En 2009, aux États-Unis, près de 90 % des habitations étaient climatisées. Alors imaginez un peu aujourd’hui ! Nos voisins utilisent autant d’électricité pour refroidir leurs maisons que toute l’Afrique pour l’ensemble de ses besoins électriques. Les pays en développement sont de moins en moins en reste, cela dit. En Chine, la climatisation a triplé entre 1997 et 2007. L’expansion faramineuse des classes moyennes en Asie du Sud-Est et ailleurs au tiers monde passe automatiquement par une demande accrue en air conditionné. Longtemps considéré comme le luxe suprême, une « dépendance comparable à celle du crack dans les pays riches », dit un anthropologue anglais, la climatisation représente pour les pays les plus pauvres, qui sont aussi les plus chauds, non seulement un réel besoin, mais une preuve de réussite.
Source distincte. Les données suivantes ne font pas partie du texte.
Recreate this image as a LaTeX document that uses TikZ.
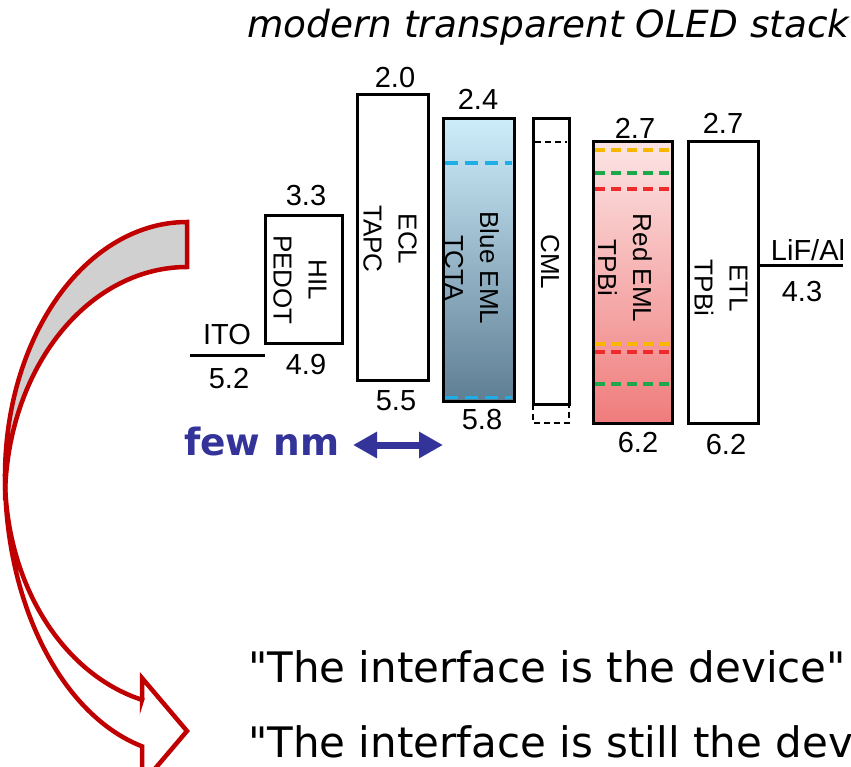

Tenez, à Dubai dans les Émirats arabes, un hôtel se vante d’offrir, grâce à un système élaboré de tuyauterie enfouie sous terre, « la seule plage climatisée au monde ». On n’arrête pas le progrès, encore moins l’air réfrigéré aux hydrofluorocarbures (HFC). Un rapport de l’Université Berkley prévoit l’installation de 700 millions climatiseurs d’ici 2030 et 1,6 milliards d’ici 2050, principalement dans les pays en voie de développement. « En termes de consommation d’électricité, c’est l’équivalent d’ajouter plusieurs nouveaux pays sur la planète », dit-on.
Avec les conséquences environnementales que l’on sait, bien entendu.
Non seulement une consommation accrue d’électricité représente des milliards de tonnes de plus de CO2, le principal gaz à effet de serre, mais les climatiseurs, ces grosses ventouses à hauts décibels, rejettent directement la chaleur dans l’air ambiant. Résultat ? Plutôt que de refroidir les villes qui ont désespérément besoin de fraîcheur, leur utilisation contribue à les chauffer davantage. Le produit réfrigérant, finalement, le HFC, est un gaz à effet de serre « des milliers de fois plus toxique que le dioxyde de carbone ».
Bref, le cercle est parfaitement vicieux. On a besoin de plus en plus de climatisation parce qu’il fait de plus en plus chaud. Et il fait de plus en plus chaud, du moins, en partie, parce que de plus en plus de gens exigent la « clim ». Que faire ? Haïr les voisins qui ont la témérité de s’emmurer dans une bulle de froid, sans égard aux autres ou à l’environnement, n’étant tout compte fait pas très utile, il est temps que les gouvernements s’en mêlent. Avec des règles et une supervision plus strictes, il serait possible de remplacer l’hydrofluorocarbure par un gaz moins toxique, par exemple, ainsi que d’exiger de vraies mesures d’efficacité énergétique et proscrire certains modèles totalement désuets.
Il n’est pas dit que les relations entre voisins se porteront mieux, mais l’environnement, lui, assurément.